Spices too hot for crisis

The spice market has miraculously survived the crisis unscathed. According to MEMRB Retail Tracking Services, the value of this market grew by 21.8 pс last year and it was also up by 3.7 pс in terms of volume. The largest importer is Vietnam, accounting for 25.4 pс of spice imports. It is followed by India, with 11.4 pс. Imports from other countries hover below 10 pс. Indian and Mexican spices are considered the best.

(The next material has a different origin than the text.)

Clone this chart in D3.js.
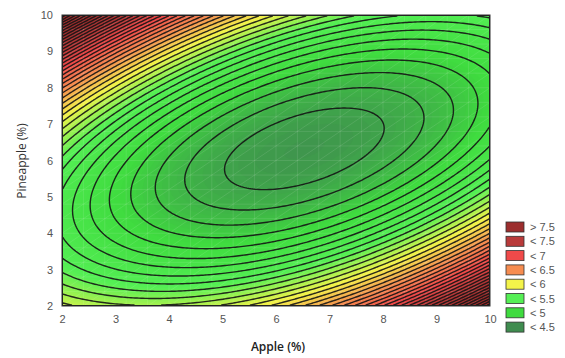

Russia’s spice market is barely 15 years old. Earlier, bay leaf and black pepper were mostly used in cooking. Even today, black pepper remains the most popular spice among Russians. The spice market is dominated by foreign brands. Over the past two years, the top five players have remained the same, says Olga Nikitina, key account manager at MEMRB Retail Tracking Services-Russia LTD.

From Russia with love

Traditional Russian products have a special place in the hearts and minds of Russians. Kvass (a fermented beverage) can easily be prepared at home using bread and kvass mash. It is also an important ingredient for another traditional Russian dish, okroshka – a cold soup made of cucumbers, greens, radishes, boiled potatoes and meat. Even more popular are blini and pelmeni (though pelmeni is of Turkish origin). Blini (pancakes) are round in shape and prepared from batter poured onto a heated pan. Cooking tasty blini requires an art of sorts: as the popular Russian saying says, the first attempt is always a failure. And pelmeni, a trademark Siberian delicacy, is in a class of its own. Today, only diehard fans of Russia’s traditional cuisine make pelmeni, kvass or blini themselves. Most of these traditional Russian products are available in supermarkets. The ones who are pressed for time to try out culinary adventures can also buy ready-to-eat products (such as blini filled with cheese), heat them in a microwave or on a pan and eat.